:: WRITTEN EXERCISE ::
Write out, word for word, the first line of the data below and every line after it through the one containing "ctx.fillText(chartTitle, 946, 56);".

##### SUPPLIED DATA

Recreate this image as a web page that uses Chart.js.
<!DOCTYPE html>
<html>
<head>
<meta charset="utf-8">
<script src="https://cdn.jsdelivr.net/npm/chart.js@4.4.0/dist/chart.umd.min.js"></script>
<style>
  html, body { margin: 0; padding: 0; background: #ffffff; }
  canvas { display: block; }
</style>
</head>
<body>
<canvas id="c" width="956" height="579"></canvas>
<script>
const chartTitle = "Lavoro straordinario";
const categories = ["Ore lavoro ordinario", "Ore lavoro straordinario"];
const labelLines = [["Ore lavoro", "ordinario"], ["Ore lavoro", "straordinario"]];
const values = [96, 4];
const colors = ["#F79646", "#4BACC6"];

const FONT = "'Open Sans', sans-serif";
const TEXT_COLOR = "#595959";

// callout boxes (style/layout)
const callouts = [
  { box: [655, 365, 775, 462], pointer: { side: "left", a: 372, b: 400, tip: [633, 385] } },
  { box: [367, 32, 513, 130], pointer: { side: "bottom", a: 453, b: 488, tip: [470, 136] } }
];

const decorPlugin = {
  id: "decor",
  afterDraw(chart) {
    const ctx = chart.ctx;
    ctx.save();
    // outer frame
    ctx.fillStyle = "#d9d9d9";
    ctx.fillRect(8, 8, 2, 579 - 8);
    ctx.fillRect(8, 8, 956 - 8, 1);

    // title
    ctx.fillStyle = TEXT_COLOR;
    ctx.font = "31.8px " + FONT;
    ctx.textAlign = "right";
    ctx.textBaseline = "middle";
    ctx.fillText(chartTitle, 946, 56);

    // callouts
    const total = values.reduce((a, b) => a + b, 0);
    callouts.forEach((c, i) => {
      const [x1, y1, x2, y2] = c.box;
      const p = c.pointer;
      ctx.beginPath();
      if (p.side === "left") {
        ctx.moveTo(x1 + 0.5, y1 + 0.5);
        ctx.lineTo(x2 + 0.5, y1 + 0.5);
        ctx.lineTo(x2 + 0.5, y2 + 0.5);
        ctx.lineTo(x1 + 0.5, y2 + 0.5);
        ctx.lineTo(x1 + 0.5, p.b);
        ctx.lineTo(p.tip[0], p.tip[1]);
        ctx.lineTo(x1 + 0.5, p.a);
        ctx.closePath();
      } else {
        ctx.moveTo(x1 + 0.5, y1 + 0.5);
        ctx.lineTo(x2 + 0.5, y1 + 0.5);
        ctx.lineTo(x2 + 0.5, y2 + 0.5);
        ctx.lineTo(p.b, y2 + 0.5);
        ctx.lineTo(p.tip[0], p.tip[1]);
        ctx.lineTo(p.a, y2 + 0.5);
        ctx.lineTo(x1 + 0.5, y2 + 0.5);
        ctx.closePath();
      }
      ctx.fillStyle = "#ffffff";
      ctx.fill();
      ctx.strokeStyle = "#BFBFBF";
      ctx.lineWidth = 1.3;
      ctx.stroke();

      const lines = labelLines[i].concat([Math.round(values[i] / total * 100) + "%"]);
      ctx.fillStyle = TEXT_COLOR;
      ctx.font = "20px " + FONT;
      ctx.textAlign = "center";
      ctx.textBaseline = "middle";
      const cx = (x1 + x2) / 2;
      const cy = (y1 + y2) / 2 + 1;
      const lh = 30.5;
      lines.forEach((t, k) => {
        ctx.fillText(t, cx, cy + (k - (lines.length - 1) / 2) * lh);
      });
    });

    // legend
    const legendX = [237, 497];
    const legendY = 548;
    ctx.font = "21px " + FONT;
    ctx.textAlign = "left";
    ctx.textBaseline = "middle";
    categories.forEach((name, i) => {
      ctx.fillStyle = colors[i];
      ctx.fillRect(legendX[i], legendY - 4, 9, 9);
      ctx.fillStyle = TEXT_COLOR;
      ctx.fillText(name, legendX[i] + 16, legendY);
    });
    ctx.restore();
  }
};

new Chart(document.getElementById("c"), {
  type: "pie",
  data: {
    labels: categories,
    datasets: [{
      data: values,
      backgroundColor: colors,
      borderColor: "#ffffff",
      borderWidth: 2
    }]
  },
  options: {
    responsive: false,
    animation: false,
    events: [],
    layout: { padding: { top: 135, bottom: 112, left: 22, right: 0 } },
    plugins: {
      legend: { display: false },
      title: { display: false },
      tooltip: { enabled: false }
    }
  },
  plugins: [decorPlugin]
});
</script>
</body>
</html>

##########

:: COMPLETED TASK ::
Recreate this image as a web page that uses Chart.js.
<!DOCTYPE html>
<html>
<head>
<meta charset="utf-8">
<script src="https://cdn.jsdelivr.net/npm/chart.js@4.4.0/dist/chart.umd.min.js"></script>
<style>
  html, body { margin: 0; padding: 0; background: #ffffff; }
  canvas { display: block; }
</style>
</head>
<body>
<canvas id="c" width="956" height="579"></canvas>
<script>
const chartTitle = "Lavoro straordinario";
const categories = ["Ore lavoro ordinario", "Ore lavoro straordinario"];
const labelLines = [["Ore lavoro", "ordinario"], ["Ore lavoro", "straordinario"]];
const values = [96, 4];
const colors = ["#F79646", "#4BACC6"];

const FONT = "'Open Sans', sans-serif";
const TEXT_COLOR = "#595959";

// callout boxes (style/layout)
const callouts = [
  { box: [655, 365, 775, 462], pointer: { side: "left", a: 372, b: 400, tip: [633, 385] } },
  { box: [367, 32, 513, 130], pointer: { side: "bottom", a: 453, b: 488, tip: [470, 136] } }
];

const decorPlugin = {
  id: "decor",
  afterDraw(chart) {
    const ctx = chart.ctx;
    ctx.save();
    // outer frame
    ctx.fillStyle = "#d9d9d9";
    ctx.fillRect(8, 8, 2, 579 - 8);
    ctx.fillRect(8, 8, 956 - 8, 1);

    // title
    ctx.fillStyle = TEXT_COLOR;
    ctx.font = "31.8px " + FONT;
    ctx.textAlign = "right";
    ctx.textBaseline = "middle";
    ctx.fillText(chartTitle, 946, 56);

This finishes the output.